A Kind of Magic

TL;DR

This paper extends the Freudenthal-Rosenfeld-Tits magic square to include new algebras, revealing their natural role as symmetries in various supergravity theories across dimensions.

Contribution

It introduces an extended magic square based on six algebras, uncovering non-reductive Lie algebras as symmetries in supergravity models, including new intermediate algebras not previously identified.

Findings

Extended magic square includes ternions and sextonions.

Identifies non-reductive Lie algebras as supergravity symmetries.

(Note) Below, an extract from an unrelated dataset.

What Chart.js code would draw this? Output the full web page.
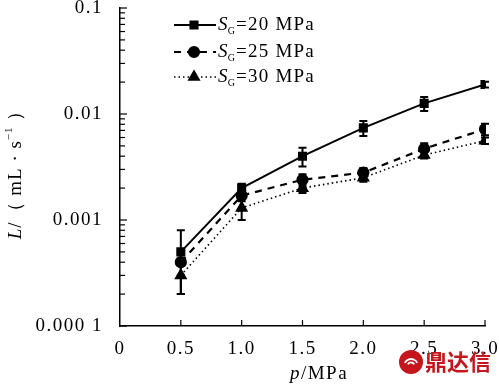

Connects new algebras to dimensional reductions of supergravity theories.

Abstract

We introduce the extended Freudenthal-Rosenfeld-Tits magic square based on six algebras: the reals $\mathbb{R}$, complexes $\mathbb{C}$, ternions $\mathbb{T}$, quaternions $\mathbb{H}$, sextonions $\mathbb{S}$ and octonions $\mathbb{O}$. The ternionic and sextonionic rows/columns of the magic square yield non-reductive Lie algebras, including $\mathfrak{e}_{7\scriptscriptstyle{\frac{1}{2}}}$. It is demonstrated that the algebras of the extended magic square appear quite naturally as the symmetries of supergravity Lagrangians. The sextonionic row (for appropriate choices of real forms) gives the non-compact global symmetries of the Lagrangian for the $D=3$ maximal $\mathcal{N}=16$, magic $\mathcal{N}=4$ and magic non-supersymmetric theories, obtained by dimensionally reducing the $D=4$ parent theories on a circle, with the graviphoton left undualised. In particular, the extremal intermediate non-reductive Lie algebra $\tilde{\mathfrak{e}}_{7(7)\scriptscriptstyle{\frac{1}{2}}}$ (which is not a subalgebra of $\mathfrak{e}_{8(8)}$) is the non-compact global symmetry algebra of $D=3$, $\mathcal{N}=16$ supergravity as obtained by dimensionally reducing $D=4$, $\mathcal{N}=8$ supergravity with $\mathfrak{e}_{7(7)}$ symmetry on a circle. The ternionic row (for appropriate choices of real forms) gives the non-compact global symmetries of the Lagrangian for the $D=4$ maximal $\mathcal{N}=8$, magic $\mathcal{N}=2$ and magic non-supersymmetric theories obtained by dimensionally reducing the parent $D=5$ theories on a circle. In particular, the Kantor-Koecher-Tits intermediate non-reductive Lie algebra $\mathfrak{e}_{6(6)\scriptscriptstyle{\frac{1}{4}}}$ is the non-compact global symmetry algebra of $D=4$, $\mathcal{N}=8$ supergravity as obtained by dimensionally reducing $D=5$, $\mathcal{N}=8$ supergravity with $\mathfrak{e}_{6(6)}$ symmetry on a circle.